Editor's note: Liz Breazeale recently joined Lighthouse to teach fiction and nonfiction (welcome, Liz!). In addition to teaching Spring Session's 8-Week: Writing and Feminism class, publishing a collection of stories, and winning a NEA Creative Writing Fellowship, she generously put together a list of her most memorable reads below.
I keep track of every book I read (even the ones I don’t finish) in a small notebook made from an old copy of Black Beauty, and I’ll always write a short entry about each one. Thoughts, critiques, praise, basically anything that comes to mind. Here are a few of the most memorable books I read in 2019—books I still carry in my mind, even months after reading. Enjoy!
- Fever Dream—Samantha Schweblin. A lyrical nightmare, a feverish, stunning hallucination of a novel about a cryptic ecological disaster.
- You and Hidden Bodies—Caroline Kepnes. I’m low-key obsessed with both of these novels, which provide the source material for the Lifetime-turned-Netflix series also called You. These books are wild, hilarious, completely over-the-top, self-aware clown shows, and I love each and every sentence as deeply as Joe, the protagonist, loves the various women he stalks. Not to spoil anything, but these books contain a cage in the basement of a bookstore and a character named Peach Salinger who is a descendant of J.D. Salinger, yes, THAT J.D. Salinger. So I’ll let those details speak for themselves.

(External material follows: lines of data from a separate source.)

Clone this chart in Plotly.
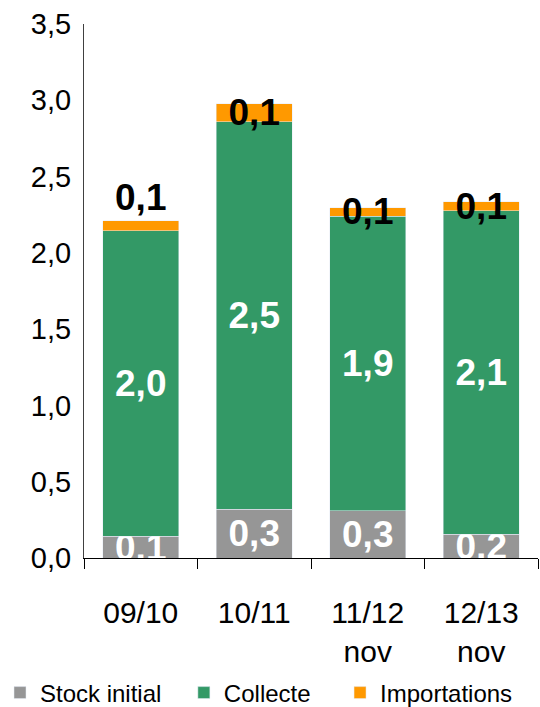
import plotly.graph_objects as go

# Campaign categories (x axis)
campagnes = ["09/10", "10/11", "11/12<br>nov", "12/13<br>nov"]

# Stacked series values
stock_initial = [0.144, 0.32, 0.31, 0.156]
collecte = [2.0, 2.54, 1.93, 2.12]
importations = [0.066, 0.118, 0.057, 0.059]

series_names = ["Stock initial", "Collecte", "Importations"]

FONT = "Arial, Liberation Sans, sans-serif"
GRAY = "#969696"
GREEN = "#339966"
ORANGE = "#FF9900"

label_font_white = dict(family=FONT, size=37, color="white", weight="bold")
label_font_black = dict(family=FONT, size=37, color="black", weight="bold")

fig = go.Figure()

fig.add_trace(go.Bar(
    name=series_names[0], x=campagnes, y=stock_initial,
    marker_color=GRAY, legend="legend",
    texttemplate="%{y:.1f}", textposition="inside",
    insidetextanchor="middle", constraintext="none",
    textfont=label_font_white, insidetextfont=label_font_white,
))
fig.add_trace(go.Bar(
    name=series_names[1], x=campagnes, y=collecte,
    marker_color=GREEN, legend="legend2",
    texttemplate="%{y:.1f}", textposition="inside",
    insidetextanchor="middle", constraintext="none",
    textfont=label_font_white, insidetextfont=label_font_white,
))
fig.add_trace(go.Bar(
    name=series_names[2], x=campagnes, y=importations,
    marker_color=ORANGE, legend="legend3",
    texttemplate="%{y:.1f}",
    textposition=["outside", "inside", "inside", "inside"],
    insidetextanchor="middle", constraintext="none",
    textfont=label_font_black, insidetextfont=label_font_black,
    outsidetextfont=label_font_black, cliponaxis=False,
))

# One single-entry legend per series, laid out in a row along the bottom
legend_style = dict(
    orientation="h", xref="container", xanchor="left",
    yref="container", y=0.0198, yanchor="middle",
    font=dict(family=FONT, size=24, color="black"),
    itemclick=False, bgcolor="rgba(0,0,0,0)",
)

fig.update_layout(
    width=540, height=707,
    margin=dict(l=84, r=2, t=24, b=149),
    barmode="stack", bargap=0.33,
    separators=", ",
    paper_bgcolor="white", plot_bgcolor="white",
    font=dict(family=FONT, size=28, color="black"),
    showlegend=True,
    legend=dict(legend_style, x=-0.026),
    legend2=dict(legend_style, x=0.3405),
    legend3=dict(legend_style, x=0.6297),
)

fig.update_xaxes(
    showline=True, linecolor="black", linewidth=1,
    ticks="outside", tickson="boundaries", ticklen=10, tickcolor="black",
    ticklabelstandoff=28,
    tickfont=dict(family=FONT, size=30, color="black"),
    showgrid=False, automargin=False,
)
fig.update_yaxes(
    range=[0, 3.5], dtick=0.5, tickformat=".1f",
    showline=True, linecolor="#404040", linewidth=1,
    ticks="", ticklabelstandoff=6,
    tickfont=dict(family=FONT, size=29, color="black"),
    showgrid=False, zeroline=False, automargin=False,
)

fig.write_html("out.html")
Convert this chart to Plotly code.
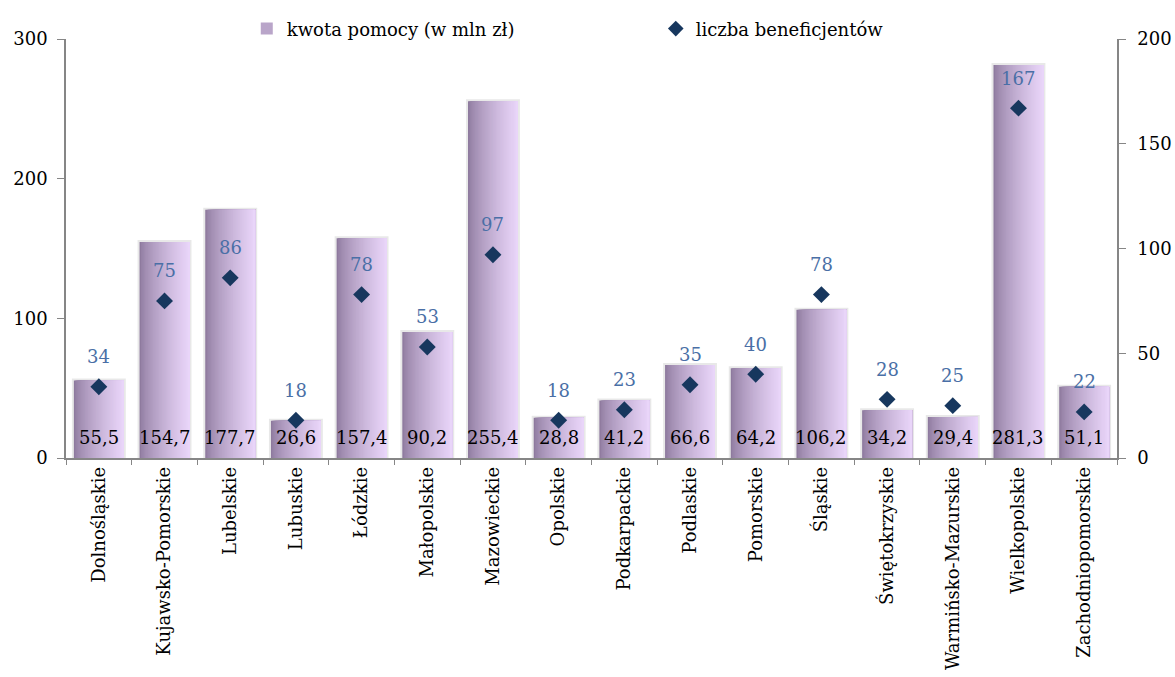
import plotly.graph_objects as go

# województwa
regions = ["Dolnośląskie", "Kujawsko-Pomorskie", "Lubelskie", "Lubuskie", "Łódzkie",
           "Małopolskie", "Mazowieckie", "Opolskie", "Podkarpackie", "Podlaskie",
           "Pomorskie", "Śląskie", "Świętokrzyskie", "Warmińsko-Mazurskie",
           "Wielkopolskie", "Zachodniopomorskie"]
kwota = [55.5, 154.7, 177.7, 26.6, 157.4, 90.2, 255.4, 28.8, 41.2, 66.6,
         64.2, 106.2, 34.2, 29.4, 281.3, 51.1]
beneficjenci = [34, 75, 86, 18, 78, 53, 97, 18, 23, 35, 40, 78, 28, 25, 167, 22]

FONT = "DejaVu Serif"
FS = 18
dark = (142, 122, 158)
light = (233, 213, 249)
bw = 0.76
n_slices = 36

fig = go.Figure()

# soft halo behind the bars
fig.add_trace(go.Bar(x=regions, y=kwota, width=bw, offset=-bw / 2,
                     marker=dict(color="rgba(0,0,0,0)",
                                 line=dict(color="rgba(0,0,0,0.09)", width=4)),
                     showlegend=False, hoverinfo="skip"))

# horizontal gradient: stacked slices, each one from its start to the right edge
for i in range(n_slices):
    t = (i / (n_slices - 1)) ** 0.7
    c = tuple(round(dark[k] + (light[k] - dark[k]) * t) for k in range(3))
    start = -bw / 2 + i * bw / n_slices
    fig.add_trace(go.Bar(
        x=regions, y=kwota, offset=start, width=bw / 2 - start,
        marker=dict(color="rgb(%d,%d,%d)" % c, line=dict(width=0)),
        name="kwota pomocy (w mln zł)", showlegend=(i == n_slices // 3),
        hoverinfo="skip"))

fig.add_trace(go.Scatter(
    x=regions, y=beneficjenci, yaxis="y2", mode="markers",
    marker=dict(symbol="diamond", size=13, color="#17375e"),
    name="liczba beneficjentów"))

for r, v in zip(regions, kwota):
    fig.add_annotation(x=r, y=0, yref="y", text=("%.1f" % v).replace(".", ","),
                       showarrow=False, yshift=21,
                       font=dict(family=FONT, size=FS, color="black"))
for r, v in zip(regions, beneficjenci):
    fig.add_annotation(x=r, y=v, yref="y2", text=str(v), showarrow=False,
                       yshift=30, font=dict(family=FONT, size=FS, color="#4a6fa6"))

axis_common = dict(showline=True, linecolor="#868686", linewidth=1.5,
                   ticks="outside", tickcolor="#868686", showgrid=False,
                   zeroline=False, tickfont=dict(family=FONT, size=FS))

fig.update_layout(
    width=1175, height=677,
    margin=dict(l=66, r=58, t=39, b=219, autoexpand=False),
    paper_bgcolor="white", plot_bgcolor="white",
    barmode="overlay",
    font=dict(family=FONT, size=FS, color="black"),
    showlegend=True,
    legend=dict(orientation="h", x=0.172, xanchor="left", y=0.98, yanchor="bottom",
                entrywidth=364, entrywidthmode="pixels",
                font=dict(family=FONT, size=FS), itemsizing="constant"),
    xaxis=dict(type="category", tickson="boundaries", ticklen=5, tickangle=-90,
               range=[-0.5, len(regions) - 0.5], **axis_common),
    yaxis=dict(range=[0, 300], dtick=100, ticklen=7, ticklabelstandoff=6,
               **axis_common),
    yaxis2=dict(range=[0, 200], dtick=50, overlaying="y", side="right",
                ticklen=7, ticklabelstandoff=8, **axis_common),
)

# drop the default 8px page margin so the figure fills the window
fig.write_html("out.html", config={"displayModeBar": False},
               post_script="document.body.style.margin='0';")
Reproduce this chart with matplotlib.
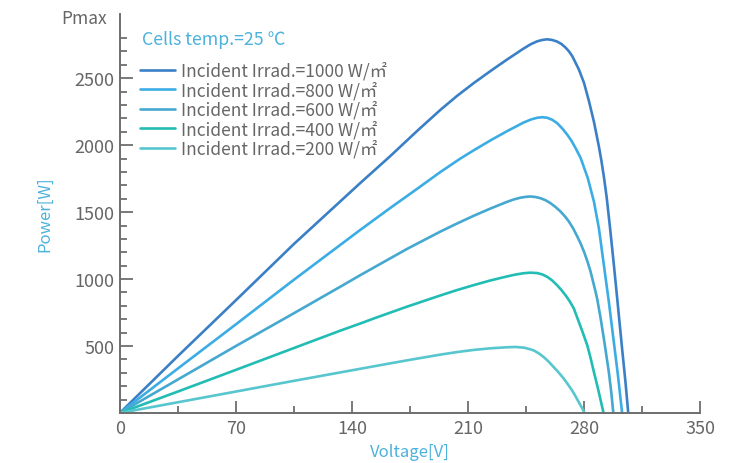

- Bunny—Mona Awad. This novel, set at a fictional MFA program, is a completely bonkers journey that only gets better as it goes along. Also, a character wears a dress decorated with a pattern of tiny beheaded Marie Antoinettes, so come for the gorgeous prose and stay for the fashion tips.
- No Visible Bruises—Rachel Louise Snyder. A truly devastating exploration of the constant epidemic of domestic violence in this country and the ways in which we constantly, from all sides, fail victims.
- Republic of Lies—Anna Merlan. This book examines conspiracy theories—their consequences, origins, and the ways in which they are spread—and is both informative and uniquely horrifying.
- Friday Black—Nana Kwame Adjei-Brenya. “Zimmerland” devastated me. This story collection is deeply strange in the most beautiful, distressing, gutting way.